What I've normally liked about Marvel's various outer-space comics is that they're wildly unpredictable. Half the cast gets killed off in the blink of an eye, with surprise villains, twists, and turns everywhere. So when "Realm of Kings: Inhumans" has settled into a predictable plotline, it can't help but be a tiny bit disappointing.

It's not a bad comic, but Dan Abnett and Andy Lanning's script is going exactly where you'd suspect it would. Medusa is still relishing her role as Queen of the Kree, Crystal and Ronan's romance is starting to get nauseatingly sweet, the Black Bolt-related cliffhanger from the previous issue is resolved exactly as you'd expect, and the surprise bad guy isn't much of a surprise at all.

The one plus that Abnett and Lanning bring to the book is that while you see the events of this issue coming a mile (or should that be a month?) away, it's still told well. So the journey might be going over overly familiar territory, but it's at least semi-entertaining the process. Still, things need to be kicked up several notches in the remaining two issues, because what started out promising is threatening to end up boring instead.

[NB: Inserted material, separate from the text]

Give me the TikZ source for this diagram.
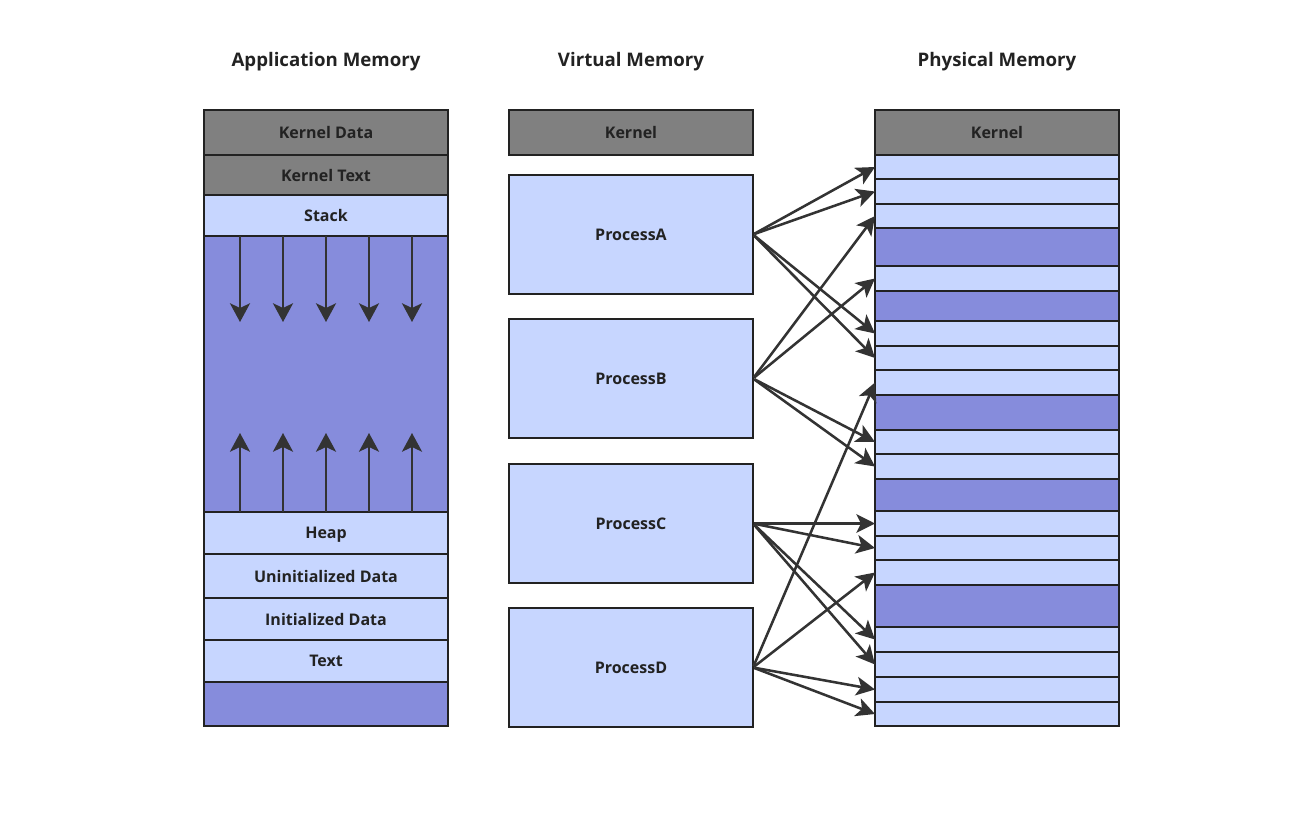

Wellinton Alves (who drew the "War of Kings: Ascension" mini-series last year) steps in to pinch-hit the pencils this month, and he does a solid job. His pencils are more and more reminding me of artists like Alan Davis these days; his opening pages of Gorgon attacking Kree war machines actually had me double-checking the credits page to make sure it wasn't Davis, and Medusa looks fairly lovely and regal even as she strides around an Inhumans control room. It's a huge jump forward from his "Ascension" work last year, and if Marvel hasn't signed him to an ongoing series yet they need to do so. I can only imagine what his art is going to look like in another year, at this rate of improvement.

"Realm of Kings: Inhumans" was the title that I had the highest hopes for in "Realm of Kings" and it's the one that is starting to disappoint. Let's have more political maneuvering and less standard super-hero drama, please.